The effects-laden, 3-D epic "Avatar" - director James Cameron's first film since the 1997 Oscar-winner "Titanic" - earned 75.6 million dollars from Friday to Sunday.

The film, which cost between 300 and 500 million dollars to produce, is also the most expensive movie ever made.

"Avatar" was followed by a slew of new releases, including Guy Ritchie's "Sherlock Holmes," starring Robert Downey Jr. and Jude Law, which earned 62.4 million dollars. "Avatar" and "Sherlock Holmes" accounted for 53 percent of the weekend box office.

Opening in third place was the comedy "Alvin and the Chipmunks: The Squeakquel," which took 48.9 million dollars.

"The decade is ending with a bang," said Exhibitor Relations analyst Jeff Bock. "It's an amazing thing when three films go over 50 million dollars."

Bock noted the remarkable staying power shown by "Avatar," which registered only a two percent drop in earnings in its second week.

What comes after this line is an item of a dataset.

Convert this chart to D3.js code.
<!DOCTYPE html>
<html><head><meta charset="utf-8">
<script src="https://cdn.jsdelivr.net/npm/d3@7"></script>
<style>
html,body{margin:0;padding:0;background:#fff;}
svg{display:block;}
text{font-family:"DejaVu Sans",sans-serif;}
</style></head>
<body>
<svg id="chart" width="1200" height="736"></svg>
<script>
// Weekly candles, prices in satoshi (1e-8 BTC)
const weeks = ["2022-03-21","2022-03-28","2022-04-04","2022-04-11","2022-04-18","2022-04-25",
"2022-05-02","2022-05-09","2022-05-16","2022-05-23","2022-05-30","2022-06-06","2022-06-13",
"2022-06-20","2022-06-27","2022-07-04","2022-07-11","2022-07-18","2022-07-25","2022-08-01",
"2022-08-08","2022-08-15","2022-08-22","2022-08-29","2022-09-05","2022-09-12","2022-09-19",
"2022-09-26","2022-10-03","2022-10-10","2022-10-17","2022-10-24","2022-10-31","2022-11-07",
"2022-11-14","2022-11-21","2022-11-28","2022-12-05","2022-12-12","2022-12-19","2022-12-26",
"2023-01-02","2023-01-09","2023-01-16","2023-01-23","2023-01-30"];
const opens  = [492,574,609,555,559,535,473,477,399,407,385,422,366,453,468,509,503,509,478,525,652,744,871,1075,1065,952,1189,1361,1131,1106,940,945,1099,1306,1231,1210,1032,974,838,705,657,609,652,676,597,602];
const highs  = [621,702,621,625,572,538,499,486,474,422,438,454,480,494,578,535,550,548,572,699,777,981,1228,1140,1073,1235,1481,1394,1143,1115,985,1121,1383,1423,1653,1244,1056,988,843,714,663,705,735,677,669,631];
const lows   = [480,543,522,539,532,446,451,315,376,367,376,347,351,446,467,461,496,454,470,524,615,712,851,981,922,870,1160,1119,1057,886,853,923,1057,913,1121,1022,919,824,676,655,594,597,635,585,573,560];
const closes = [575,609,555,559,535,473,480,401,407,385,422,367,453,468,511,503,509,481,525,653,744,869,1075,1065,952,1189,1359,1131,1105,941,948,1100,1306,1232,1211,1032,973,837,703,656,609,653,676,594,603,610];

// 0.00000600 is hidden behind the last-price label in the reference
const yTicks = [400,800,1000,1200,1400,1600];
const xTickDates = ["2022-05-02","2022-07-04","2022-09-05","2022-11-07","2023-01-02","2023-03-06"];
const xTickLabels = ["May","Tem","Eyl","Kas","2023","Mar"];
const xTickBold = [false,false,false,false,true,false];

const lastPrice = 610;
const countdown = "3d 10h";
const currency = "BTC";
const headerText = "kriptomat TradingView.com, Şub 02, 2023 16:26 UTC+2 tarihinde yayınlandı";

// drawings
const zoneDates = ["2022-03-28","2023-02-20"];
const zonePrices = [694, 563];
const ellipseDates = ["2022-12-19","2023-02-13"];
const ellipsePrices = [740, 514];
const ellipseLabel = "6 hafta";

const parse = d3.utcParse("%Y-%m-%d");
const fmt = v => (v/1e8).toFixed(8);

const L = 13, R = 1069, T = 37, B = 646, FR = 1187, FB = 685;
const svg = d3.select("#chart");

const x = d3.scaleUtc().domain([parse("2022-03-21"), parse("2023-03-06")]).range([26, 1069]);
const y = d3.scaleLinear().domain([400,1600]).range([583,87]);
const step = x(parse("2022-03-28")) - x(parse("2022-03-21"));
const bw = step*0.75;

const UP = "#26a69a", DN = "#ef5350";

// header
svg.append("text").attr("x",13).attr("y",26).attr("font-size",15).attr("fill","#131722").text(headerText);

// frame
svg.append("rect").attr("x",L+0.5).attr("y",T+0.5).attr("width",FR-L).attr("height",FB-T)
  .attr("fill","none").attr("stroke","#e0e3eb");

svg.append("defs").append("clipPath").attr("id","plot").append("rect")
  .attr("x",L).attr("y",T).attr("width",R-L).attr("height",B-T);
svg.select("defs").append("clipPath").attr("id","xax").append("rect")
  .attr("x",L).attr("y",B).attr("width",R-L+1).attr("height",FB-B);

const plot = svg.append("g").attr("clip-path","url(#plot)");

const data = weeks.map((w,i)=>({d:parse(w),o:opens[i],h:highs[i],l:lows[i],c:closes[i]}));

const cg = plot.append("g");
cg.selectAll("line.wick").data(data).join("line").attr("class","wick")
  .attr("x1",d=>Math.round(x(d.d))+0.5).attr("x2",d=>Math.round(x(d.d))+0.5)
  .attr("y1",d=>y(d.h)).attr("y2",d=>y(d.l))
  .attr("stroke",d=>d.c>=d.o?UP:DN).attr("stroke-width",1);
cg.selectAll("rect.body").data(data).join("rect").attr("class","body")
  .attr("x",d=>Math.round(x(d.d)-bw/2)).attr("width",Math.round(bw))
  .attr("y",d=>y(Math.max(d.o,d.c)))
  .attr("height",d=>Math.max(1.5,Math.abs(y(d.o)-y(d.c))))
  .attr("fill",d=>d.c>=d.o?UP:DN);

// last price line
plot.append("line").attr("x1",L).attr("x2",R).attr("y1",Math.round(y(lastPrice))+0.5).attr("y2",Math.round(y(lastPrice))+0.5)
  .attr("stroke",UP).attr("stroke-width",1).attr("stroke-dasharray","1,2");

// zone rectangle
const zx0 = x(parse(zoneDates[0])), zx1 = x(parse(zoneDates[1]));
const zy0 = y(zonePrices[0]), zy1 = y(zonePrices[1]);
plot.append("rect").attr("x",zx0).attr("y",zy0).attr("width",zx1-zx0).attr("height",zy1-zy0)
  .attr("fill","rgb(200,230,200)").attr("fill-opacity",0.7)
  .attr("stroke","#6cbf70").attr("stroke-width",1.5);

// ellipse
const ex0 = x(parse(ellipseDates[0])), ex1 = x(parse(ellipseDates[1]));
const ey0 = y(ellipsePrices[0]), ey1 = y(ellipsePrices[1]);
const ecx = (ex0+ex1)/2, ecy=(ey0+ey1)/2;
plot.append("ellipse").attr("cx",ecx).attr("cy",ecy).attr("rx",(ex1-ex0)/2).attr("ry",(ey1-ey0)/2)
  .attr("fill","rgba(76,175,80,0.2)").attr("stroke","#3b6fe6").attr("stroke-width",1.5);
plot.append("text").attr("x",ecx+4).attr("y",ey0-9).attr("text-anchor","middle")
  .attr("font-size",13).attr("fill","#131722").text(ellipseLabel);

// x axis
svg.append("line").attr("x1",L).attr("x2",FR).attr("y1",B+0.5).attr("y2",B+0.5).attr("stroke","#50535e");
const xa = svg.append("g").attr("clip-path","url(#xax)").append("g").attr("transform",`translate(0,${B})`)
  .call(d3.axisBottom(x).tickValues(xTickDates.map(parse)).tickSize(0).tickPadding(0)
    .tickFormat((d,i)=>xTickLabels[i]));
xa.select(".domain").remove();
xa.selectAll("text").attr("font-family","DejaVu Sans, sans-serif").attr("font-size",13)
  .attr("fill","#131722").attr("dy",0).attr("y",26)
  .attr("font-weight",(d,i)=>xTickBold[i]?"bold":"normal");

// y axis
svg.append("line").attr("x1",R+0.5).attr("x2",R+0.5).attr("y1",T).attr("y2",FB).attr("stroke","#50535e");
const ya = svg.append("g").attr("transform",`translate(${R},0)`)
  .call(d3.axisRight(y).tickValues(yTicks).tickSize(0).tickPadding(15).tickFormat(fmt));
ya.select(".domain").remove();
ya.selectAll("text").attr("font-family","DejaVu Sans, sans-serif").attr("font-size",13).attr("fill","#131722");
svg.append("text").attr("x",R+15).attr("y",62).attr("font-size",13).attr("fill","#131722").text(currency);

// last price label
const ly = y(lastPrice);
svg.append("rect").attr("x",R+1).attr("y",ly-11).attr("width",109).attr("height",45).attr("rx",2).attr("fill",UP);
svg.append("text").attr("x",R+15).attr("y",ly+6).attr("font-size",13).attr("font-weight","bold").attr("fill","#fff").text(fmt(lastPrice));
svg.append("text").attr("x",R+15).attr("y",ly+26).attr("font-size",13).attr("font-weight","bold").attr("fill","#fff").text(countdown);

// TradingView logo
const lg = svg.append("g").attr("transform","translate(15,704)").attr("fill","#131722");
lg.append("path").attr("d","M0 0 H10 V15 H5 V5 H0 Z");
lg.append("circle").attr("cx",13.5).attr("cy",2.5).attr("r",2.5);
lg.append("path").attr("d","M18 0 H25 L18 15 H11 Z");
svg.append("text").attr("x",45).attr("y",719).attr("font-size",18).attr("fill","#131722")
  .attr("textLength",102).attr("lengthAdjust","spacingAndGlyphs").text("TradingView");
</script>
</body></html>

"James Cameron is a movie magician," Bock said. "'Avatar' is playing like 'Titanic.' The word of mouth is sensational, and it's also brought people who've never watched a 3D film before into theaters, a new demographic."

"It's Complicated," a love triangle comedy starring Meryl Streep, Alec Baldwin and Steve Martin, opened in fourth place with 22.1 million dollars in takings.

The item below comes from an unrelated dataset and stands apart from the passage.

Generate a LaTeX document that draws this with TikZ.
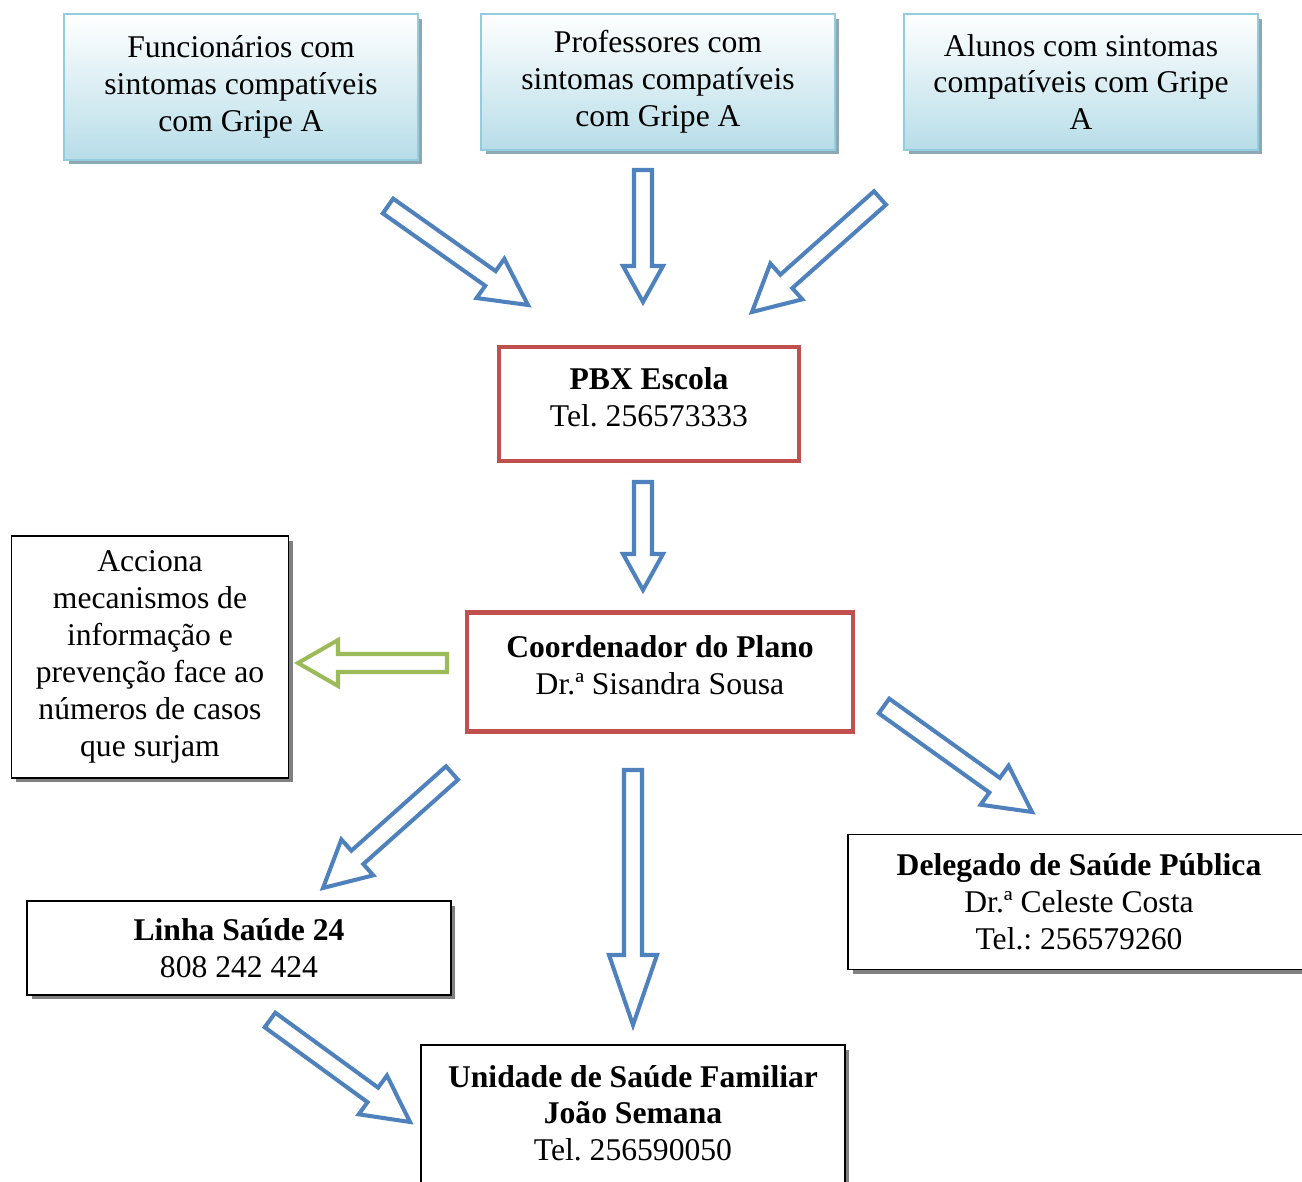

In fifth place with 11.5 million dollars was "Up in the Air," starring George Clooney in the acclaimed story of a corporate downsizer who questions his role in life.

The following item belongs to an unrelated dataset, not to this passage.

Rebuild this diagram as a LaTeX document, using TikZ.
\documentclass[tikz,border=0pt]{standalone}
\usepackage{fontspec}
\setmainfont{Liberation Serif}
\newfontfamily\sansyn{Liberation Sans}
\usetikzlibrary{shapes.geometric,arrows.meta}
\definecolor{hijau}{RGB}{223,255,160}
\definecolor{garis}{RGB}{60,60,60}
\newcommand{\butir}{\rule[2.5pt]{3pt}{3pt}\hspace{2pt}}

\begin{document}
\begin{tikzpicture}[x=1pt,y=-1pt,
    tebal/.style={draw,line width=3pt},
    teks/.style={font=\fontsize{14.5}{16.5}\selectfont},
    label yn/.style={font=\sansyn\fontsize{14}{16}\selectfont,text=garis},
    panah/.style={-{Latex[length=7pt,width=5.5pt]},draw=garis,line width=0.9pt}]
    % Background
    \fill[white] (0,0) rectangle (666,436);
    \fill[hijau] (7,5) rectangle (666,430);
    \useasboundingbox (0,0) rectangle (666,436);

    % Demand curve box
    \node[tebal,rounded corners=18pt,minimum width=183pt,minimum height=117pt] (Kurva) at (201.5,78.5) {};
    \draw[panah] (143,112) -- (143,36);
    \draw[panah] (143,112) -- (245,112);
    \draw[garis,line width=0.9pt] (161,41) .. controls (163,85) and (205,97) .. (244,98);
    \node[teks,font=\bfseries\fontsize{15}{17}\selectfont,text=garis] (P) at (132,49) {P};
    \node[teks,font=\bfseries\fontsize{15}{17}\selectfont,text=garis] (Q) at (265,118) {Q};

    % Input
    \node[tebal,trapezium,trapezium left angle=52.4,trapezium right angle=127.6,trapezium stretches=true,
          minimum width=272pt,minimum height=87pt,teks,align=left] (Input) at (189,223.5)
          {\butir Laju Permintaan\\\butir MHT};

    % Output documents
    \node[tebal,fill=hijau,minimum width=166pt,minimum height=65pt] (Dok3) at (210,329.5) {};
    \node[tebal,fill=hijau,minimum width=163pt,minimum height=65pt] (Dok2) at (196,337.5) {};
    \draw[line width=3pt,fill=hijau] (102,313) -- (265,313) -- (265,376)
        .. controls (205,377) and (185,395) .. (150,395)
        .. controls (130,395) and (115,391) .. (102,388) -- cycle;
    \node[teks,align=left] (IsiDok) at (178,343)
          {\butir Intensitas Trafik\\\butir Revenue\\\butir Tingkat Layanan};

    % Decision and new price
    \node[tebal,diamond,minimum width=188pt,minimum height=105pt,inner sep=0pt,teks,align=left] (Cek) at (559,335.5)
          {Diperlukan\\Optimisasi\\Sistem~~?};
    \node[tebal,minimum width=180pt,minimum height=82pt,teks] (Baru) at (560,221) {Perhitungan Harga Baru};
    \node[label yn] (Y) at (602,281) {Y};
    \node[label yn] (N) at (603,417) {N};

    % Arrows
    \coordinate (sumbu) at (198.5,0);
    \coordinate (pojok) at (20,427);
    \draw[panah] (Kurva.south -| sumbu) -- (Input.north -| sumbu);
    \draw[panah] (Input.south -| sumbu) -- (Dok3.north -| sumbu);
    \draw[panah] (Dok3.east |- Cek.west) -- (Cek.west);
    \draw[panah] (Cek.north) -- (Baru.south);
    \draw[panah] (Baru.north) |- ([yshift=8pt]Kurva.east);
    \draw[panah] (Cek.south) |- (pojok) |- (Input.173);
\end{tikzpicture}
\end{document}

Sixth was "The Blind Side," a drama about a white couple who give an illiterate black teen a home and a new lease on life, with 11.3 million dollars.

Disney's animated movie "The Princess and the Frog," the first featuring an African-American princess, dropped to seventh place with 9.0 million dollars.

Next was "Nine," starring Daniel Day-Lewis as a film director in mid-life crisis juggling a wife (Marion Cotillard), mistress (Penelope Cruz) and film star muse (Nicole Kidman). The film adaptation of a Broadway musical based on the Federico Fellini film "8 1/2" made 5.5 million dollars.

Ninth place went to "Did You Hear About the Morgans?" a romantic comedy in which Hugh Grant and Sarah Jessica Parker play an estranged couple who witness a mob hit and are placed in a witness protection program. It grossed 5.0 million dollars in its second week.

Rounding out the top ten with 4.4 million dollars was "Invictus," directed by Clint Eastwood and starring veteran actor Morgan Freeman, about how South African president Nelson Mandela united the country around the 1995 Rugby World Cup.

At 10.3 billion dollars, box office takings for the year, so far, are also the highest on record. Expected to finish at 10.5 billion, 2009 will top 2008, which raked in 9.6 billion, the industry trackers said.

Bock noted that ticket sales were also on course to finish 2009 up by around 4.3 percent.

"You could say the recession had a lot to do with it, that it was escapism," Bock said. "But the bottom line is that this year Hollywood really delivered the products people wanted to see."